The city of Nijmegen played an important role in Operation Market Garden. With two bridges across the Waal river it was vital for the Allied advance towards Arnhem and Germany later on. On 20 September 1944 U.S. troops managed to capture both bridges and liberate the city.

The city of Nijmegen played an important role in Operation Market Garden. With its two bridges across the Waal river (the main branch of the Rhine), control of the city was vital for the planned push towards Arnhem and Germany. On 17 September the first attempt was made to capture the two bridges by units of the American 82nd Airborne Division that were dropped around the nearby village of Groesbeek. The American forces managed to get within 400 metres of the Waal bridge but were then thrown back by German forces. The next day another attack was initiated, but again the paratroopers were unable to secure the bridge. On 19 September the ground forces of the 30th Corps made contact with the airborne units in Grave. A combined attack to secure the bridges was made, this time with tank support from the Guards Armoured Division.

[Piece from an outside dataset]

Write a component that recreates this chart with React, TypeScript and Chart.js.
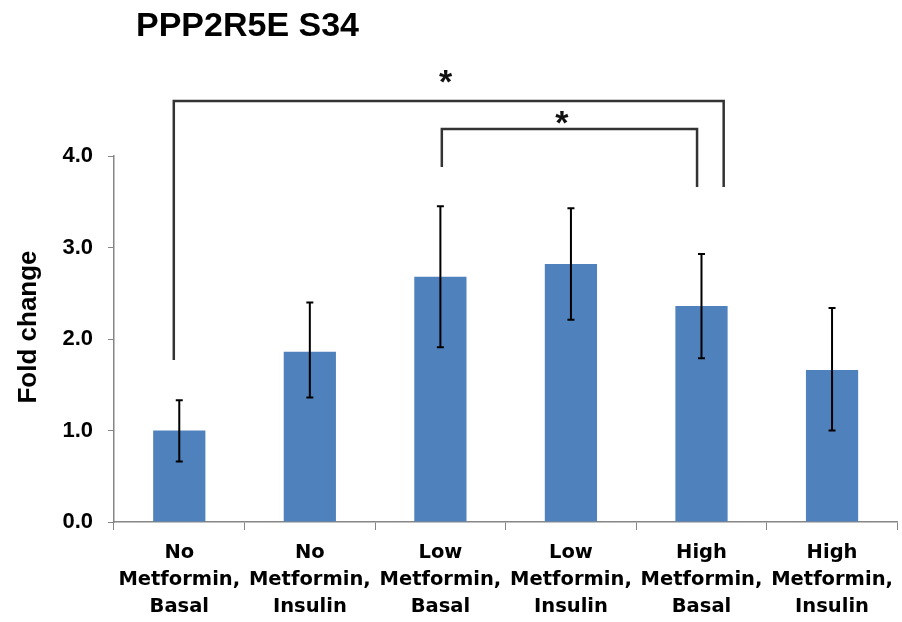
import React, { useEffect, useRef } from "react";
import { Chart, registerables } from "chart.js";

Chart.register(...registerables);

// Conditions on the x axis (one entry per line of the label)
const categories: string[][] = [
  ["No", "Metformin,", "Basal"],
  ["No", "Metformin,", "Insulin"],
  ["Low", "Metformin,", "Basal"],
  ["Low", "Metformin,", "Insulin"],
  ["High", "Metformin,", "Basal"],
  ["High", "Metformin,", "Insulin"],
];

// Mean fold change and the ends of each error bar
const foldChange: number[] = [1.0, 1.86, 2.68, 2.82, 2.36, 1.66];
const errLow: number[] = [0.66, 1.36, 1.91, 2.21, 1.79, 1.0];
const errHigh: number[] = [1.33, 2.4, 3.45, 3.43, 2.93, 2.34];

const yTicks: number[] = [0, 1, 2, 3, 4];

// Significance brackets: x in category index units, y in fold-change units
type Bracket = {
  x1: number;
  x2: number;
  top: number;
  leftEnd: number;
  rightEnd: number;
  starX: number;
  starY: number;
};
const brackets: Bracket[] = [
  { x1: -0.042, x2: 4.17, top: 4.6, leftEnd: 1.77, rightEnd: 3.66, starX: 2.04, starY: 4.9 },
  { x1: 2.011, x2: 3.966, top: 4.295, leftEnd: 3.88, rightEnd: 3.66, starX: 2.93, starY: 4.45 },
];

const TITLE = "PPP2R5E S34";
const Y_TITLE = "Fold change";
const AXIS_GREY = "#868686";

const overlayPlugin = {
  id: "errorBarsAndBrackets",
  afterDraw(chart: Chart) {
    const ctx = chart.ctx;
    const xs = chart.scales.x;
    const ys = chart.scales.y;
    const area = chart.chartArea;

    // error bars
    ctx.save();
    ctx.strokeStyle = "#000";
    ctx.lineWidth = 2;
    const cap = 3.5;
    foldChange.forEach((_, i) => {
      const x = xs.getPixelForValue(i);
      const yl = ys.getPixelForValue(errLow[i]);
      const yh = ys.getPixelForValue(errHigh[i]);
      ctx.beginPath();
      ctx.moveTo(x, yl);
      ctx.lineTo(x, yh);
      ctx.moveTo(x - cap, yh);
      ctx.lineTo(x + cap, yh);
      ctx.moveTo(x - cap, yl);
      ctx.lineTo(x + cap, yl);
      ctx.stroke();
    });
    ctx.restore();

    // significance brackets
    ctx.save();
    ctx.strokeStyle = "#333";
    ctx.lineWidth = 2.5;
    ctx.lineJoin = "miter";
    brackets.forEach((b) => {
      const xa = xs.getPixelForValue(b.x1);
      const xb = xs.getPixelForValue(b.x2);
      const yt = ys.getPixelForValue(b.top);
      ctx.beginPath();
      ctx.moveTo(xa, ys.getPixelForValue(b.leftEnd));
      ctx.lineTo(xa, yt);
      ctx.lineTo(xb, yt);
      ctx.lineTo(xb, ys.getPixelForValue(b.rightEnd));
      ctx.stroke();

      ctx.fillStyle = "#111";
      ctx.font = "bold 34px 'Liberation Sans', Arial, sans-serif";
      ctx.textAlign = "center";
      ctx.textBaseline = "alphabetic";
      ctx.fillText("*", xs.getPixelForValue(b.starX), ys.getPixelForValue(b.starY) + 19);
    });
    ctx.restore();

    // y-axis title, rotated
    ctx.save();
    ctx.fillStyle = "#000";
    ctx.font = "bold 26px 'Liberation Sans', Arial, sans-serif";
    ctx.textAlign = "center";
    ctx.textBaseline = "middle";
    ctx.translate(29, (area.top + area.bottom) / 2 - 12);
    ctx.rotate(-Math.PI / 2);
    ctx.fillText(Y_TITLE, 0, 0);
    ctx.restore();

    // chart heading
    ctx.save();
    ctx.fillStyle = "#000";
    ctx.font = "bold 34px 'Liberation Sans', Arial, sans-serif";
    ctx.textAlign = "left";
    ctx.textBaseline = "alphabetic";
    ctx.fillText(TITLE, area.left + 22, 36);
    ctx.restore();
  },
};

export default function App() {
  const canvasRef = useRef<HTMLCanvasElement | null>(null);

  useEffect(() => {
    if (!canvasRef.current) return;
    const chart = new Chart(canvasRef.current, {
      type: "bar",
      data: {
        labels: categories,
        datasets: [
          {
            data: foldChange,
            backgroundColor: "#4F81BD",
            borderWidth: 0,
            barPercentage: 0.4,
            categoryPercentage: 1,
          },
        ],
      },
      options: {
        responsive: false,
        animation: false,
        layout: { padding: { top: 156, right: 1, bottom: 0, left: 0 } },
        plugins: {
          legend: { display: false },
          tooltip: { enabled: false },
          title: { display: false },
        },
        scales: {
          x: {
            offset: true,
            afterFit(scale: any) {
              scale.height = 100;
            },
            grid: {
              display: true,
              offset: true,
              drawOnChartArea: false,
              color: AXIS_GREY,
              tickLength: 8,
            },
            border: { color: AXIS_GREY, width: 1.5 },
            ticks: {
              autoSkip: false,
              maxRotation: 0,
              minRotation: 0,
              padding: 9,
              color: "#000",
              font: {
                family: "'DejaVu Sans', Verdana, sans-serif",
                weight: "bold",
                size: 19.5,
                lineHeight: 1.39,
              },
            },
          },
          y: {
            min: 0,
            max: 4,
            afterFit(scale: any) {
              scale.width = 114;
            },
            afterBuildTicks(scale: any) {
              scale.ticks = yTicks.map((v) => ({ value: v }));
            },
            grid: {
              display: true,
              drawOnChartArea: false,
              color: AXIS_GREY,
              tickLength: 6,
            },
            border: { color: AXIS_GREY, width: 1.5 },
            ticks: {
              padding: 15,
              color: "#000",
              font: {
                family: "'Liberation Sans', Arial, sans-serif",
                weight: "bold",
                size: 22,
              },
              callback: (v: any) => Number(v).toFixed(1),
            },
          },
        },
      },
      plugins: [overlayPlugin],
    });
    return () => chart.destroy();
  }, []);

  return (
    <div
      style={{
        position: "fixed",
        left: 0,
        top: 0,
        width: 902,
        height: 622,
        background: "#fff",
      }}
    >
      <canvas ref={canvasRef} width={902} height={622} />
    </div>
  );
}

Again the Allied advance was halted just before the bridges. By this time the German forces had received reinforcements from the 10th SS Panzer Division and put up stiff resistance. It was becoming clear that the bridges could not be stormed. The plan was made to attack the bridges from both sides at the same time. This would mean putting forces across the river in boats. On 20 September units from the 82nd Airborne crossed the river under murderous enemy fire. They managed to establish a beachhead on the northern bank of the Waal and from this small foothold they eventually were able to storm and capture the bridges of Nijmegen and liberate the city.